Andy Lindberg, the local actor who landed the role of Lard Ass in between his freshman and sophomore year in high school in Oregon (where the movie was filmed), wasn’t personally a member of the plus-sized cafeteria set. (His girth in the film was achieved courtesy of a two-piece fat suit with a heavily padded top.) But he tells Yahoo Movies that he understood what a release his alter ego’s revenge plot must have been for those of us who were. “It was very easy to get into Lard Ass’s headspace. Those were the days when you could be mercilessly bullied at school; it was just kind of what people did. When I first read the script, I skipped over the humor and immediately went to sympathizing with him. Then the humor of it washed over me. It’s the bit of comic relief before the story goes to its darkest place.”

Lindberg adds that he never heard how King himself felt about seeing his plus-sized creation brought to life, so he’ll be glad to hear that the author adores Lard Ass. “It was beautiful, because the puking was done in a way that was so surreal it didn’t make anyone feel ill,” King tells us via e-mail. “Not tasteful — you can’t really make projectile vomiting tasteful — but it really was very funny.”

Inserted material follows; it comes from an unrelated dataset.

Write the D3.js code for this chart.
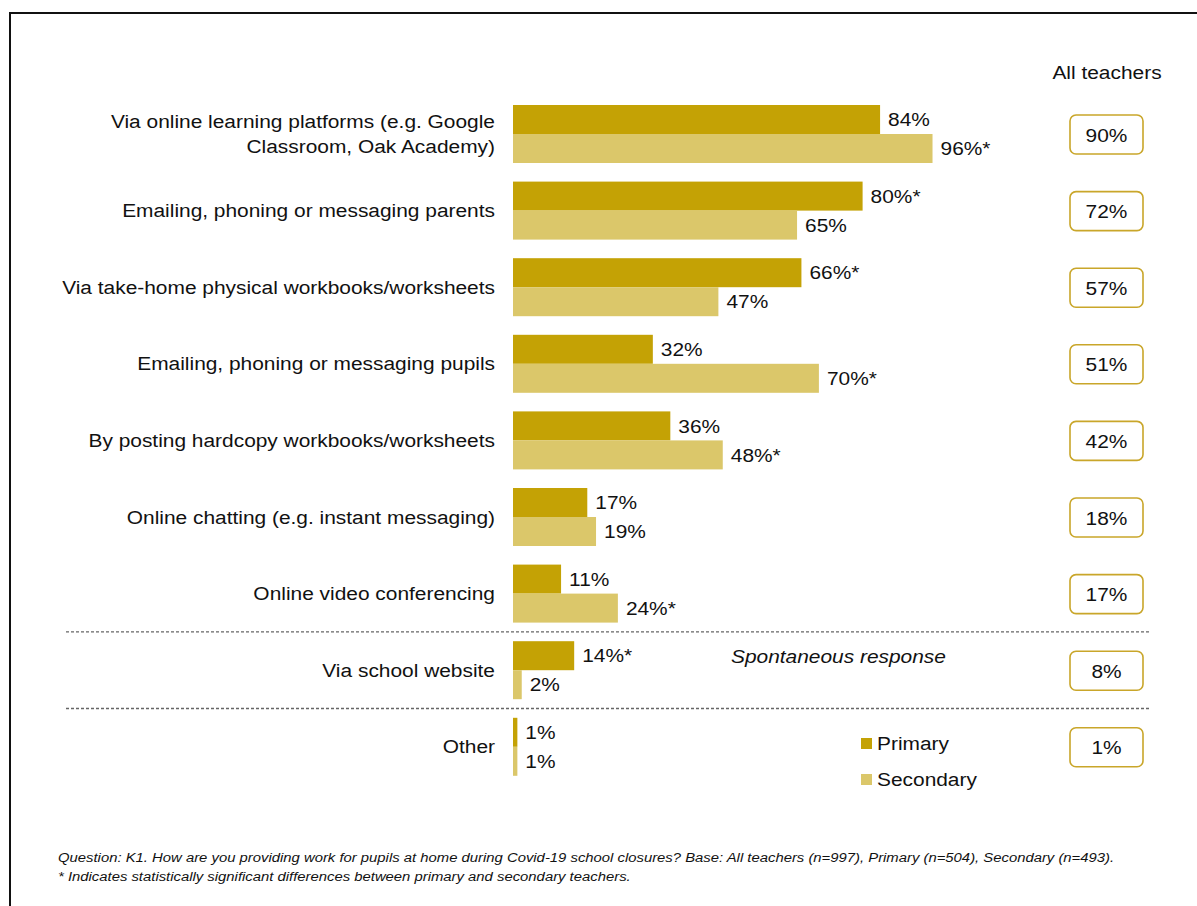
<!DOCTYPE html>
<html>
<head>
<meta charset="utf-8">
<script src="https://cdn.jsdelivr.net/npm/d3@7"></script>
<style>
  body { margin: 0; background: #fff; }
  svg { display: block; font-family: Arial, "Liberation Sans", sans-serif; }
</style>
</head>
<body>
<div id="chart"></div>
<script>
const categories = [
  'Via online learning platforms (e.g. Google|Classroom, Oak Academy)',
  'Emailing, phoning or messaging parents',
  'Via take-home physical workbooks/worksheets',
  'Emailing, phoning or messaging pupils',
  'By posting hardcopy workbooks/worksheets',
  'Online chatting (e.g. instant messaging)',
  'Online video conferencing',
  'Via school website',
  'Other'
];
const primary = [84, 80, 66, 32, 36, 17, 11, 14, 1];
const secondary = [96, 65, 47, 70, 48, 19, 24, 2, 1];
const primarySig = [false, true, true, false, false, false, false, true, false];
const secondarySig = [true, false, false, true, true, false, true, false, false];
const allTeachers = [90, 72, 57, 51, 42, 18, 17, 8, 1];
const seriesNames = ['Primary', 'Secondary'];

const width = 1197;
const height = 906;
const colors = { Primary: '#c4a205', Secondary: '#dbc76a' };
const SX = 1.1; // the original text is a bit wider than plain Arial

const svg = d3
  .select('#chart')
  .append('svg')
  .attr('width', width)
  .attr('height', height);

// place text with horizontal stretch
const at = (tx, ty) => `translate(${tx},${ty}) scale(${SX},1)`;

// outer frame (runs off the page on right and bottom)
svg.append('rect')
  .attr('x', 10).attr('y', 13)
  .attr('width', 1300).attr('height', 1000)
  .attr('fill', 'none').attr('stroke', '#111').attr('stroke-width', 2);

const x = d3.scaleLinear().domain([0, 100]).range([513, 950]);
const y = d3.scaleBand()
  .domain(categories)
  .range([95.7, 785.1])
  .paddingInner(0.2428)
  .paddingOuter(0.1214);
const ySub = d3.scaleBand().domain(seriesNames).range([0, y.bandwidth()]);

const rows = categories.map((c, i) => ({
  cat: c, i,
  vals: [
    { key: 'Primary', v: primary[i], sig: primarySig[i] },
    { key: 'Secondary', v: secondary[i], sig: secondarySig[i] }
  ]
}));

const row = svg.append('g')
  .selectAll('g')
  .data(rows)
  .join('g')
  .attr('transform', d => `translate(0,${y(d.cat)})`);

row.selectAll('rect.bar')
  .data(d => d.vals)
  .join('rect')
  .attr('class', 'bar')
  .attr('x', x(0))
  .attr('y', d => ySub(d.key))
  .attr('width', d => x(d.v) - x(0))
  .attr('height', ySub.bandwidth())
  .attr('fill', d => colors[d.key]);

row.selectAll('text.val')
  .data(d => d.vals)
  .join('text')
  .attr('class', 'val')
  .attr('transform', d => at(x(d.v) + 8, ySub(d.key) + ySub.bandwidth() / 2))
  .attr('dy', '0.35em')
  .attr('font-size', 19)
  .attr('fill', '#111')
  .text(d => d.v + '%' + (d.sig ? '*' : ''));

// category labels
row.append('text')
  .attr('text-anchor', 'end')
  .attr('font-size', 19)
  .attr('fill', '#111')
  .attr('transform', at(495, y.bandwidth() / 2))
  .each(function (d) {
    const lines = d.cat.split('|');
    d3.select(this).selectAll('tspan')
      .data(lines)
      .join('tspan')
      .attr('x', 0)
      .attr('y', (l, k) => (k - (lines.length - 1) / 2) * 25)
      .attr('dy', '0.35em')
      .text(l => l);
  });

// All teachers boxes
svg.append('text')
  .attr('transform', at(1107, 72))
  .attr('dy', '0.35em')
  .attr('text-anchor', 'middle')
  .attr('font-size', 19)
  .attr('fill', '#111')
  .text('All teachers');

row.append('rect')
  .attr('x', 1070)
  .attr('y', y.bandwidth() / 2 - 19)
  .attr('width', 73)
  .attr('height', 39)
  .attr('rx', 6)
  .attr('fill', '#fff')
  .attr('stroke', '#c9a62a')
  .attr('stroke-width', 1.6);

row.append('text')
  .attr('transform', at(1106.5, y.bandwidth() / 2 + 1))
  .attr('dy', '0.35em')
  .attr('text-anchor', 'middle')
  .attr('font-size', 19)
  .attr('fill', '#111')
  .text(d => allTeachers[d.i] + '%');

// dashed separators
[categories[7], categories[8]].forEach(c => {
  const yy = y(c) - (y.step() - y.bandwidth()) / 2;
  svg.append('line')
    .attr('x1', 66).attr('x2', 1150)
    .attr('y1', yy).attr('y2', yy)
    .attr('stroke', '#666')
    .attr('stroke-width', 1.3)
    .attr('stroke-dasharray', '3,2');
});

svg.append('text')
  .attr('transform', at(731, y(categories[7]) + 15))
  .attr('dy', '0.35em')
  .attr('font-size', 19)
  .attr('font-style', 'italic')
  .attr('fill', '#111')
  .text('Spontaneous response');

// legend
const legend = svg.append('g')
  .selectAll('g')
  .data(seriesNames)
  .join('g')
  .attr('transform', (d, i) => `translate(861,${738 + i * 36})`);
legend.append('rect')
  .attr('width', 11).attr('height', 11)
  .attr('fill', d => colors[d]);
legend.append('text')
  .attr('transform', at(16, 5.5))
  .attr('dy', '0.35em')
  .attr('font-size', 19)
  .attr('fill', '#111')
  .text(d => d);

// footnotes
const notes = [
  'Question: K1. How are you providing work for pupils at home during Covid-19 school closures? Base: All teachers (n=997), Primary (n=504), Secondary (n=493).',
  '* Indicates statistically significant differences between primary and secondary teachers.'
];
svg.append('g')
  .selectAll('text')
  .data(notes)
  .join('text')
  .attr('transform', (d, i) => at(58, 857 + i * 19))
  .attr('dy', '0.35em')
  .attr('font-size', 13.5)
  .attr('font-style', 'italic')
  .attr('fill', '#111')
  .text(d => d);
</script>
</body>
</html>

I saw a number of the actual comedies that were released that summer. But if you had asked me to name the summer’s funniest movie, I would have said Stand by Me, purely for the Lard Ass sequence. The five minutes that he was onscreen delighted and moved me in ways it took me a few years, if not decades, to fully articulate. I had a window into what my face must have looked like in that theater three decades ago when I introduced my 8-year-old son to Stand by Me last summer. The cruelty of Lard Ass’s plight, the dawning awareness of what he has planned, the gasping belly laughs that accompany all the projectile vomiting — we experienced all of that together and talked about it for days afterwards. It just goes to show you that Hollywood doesn’t make barf-o-ramas like the one they made in the summer of 1986. Jesus, does anyone?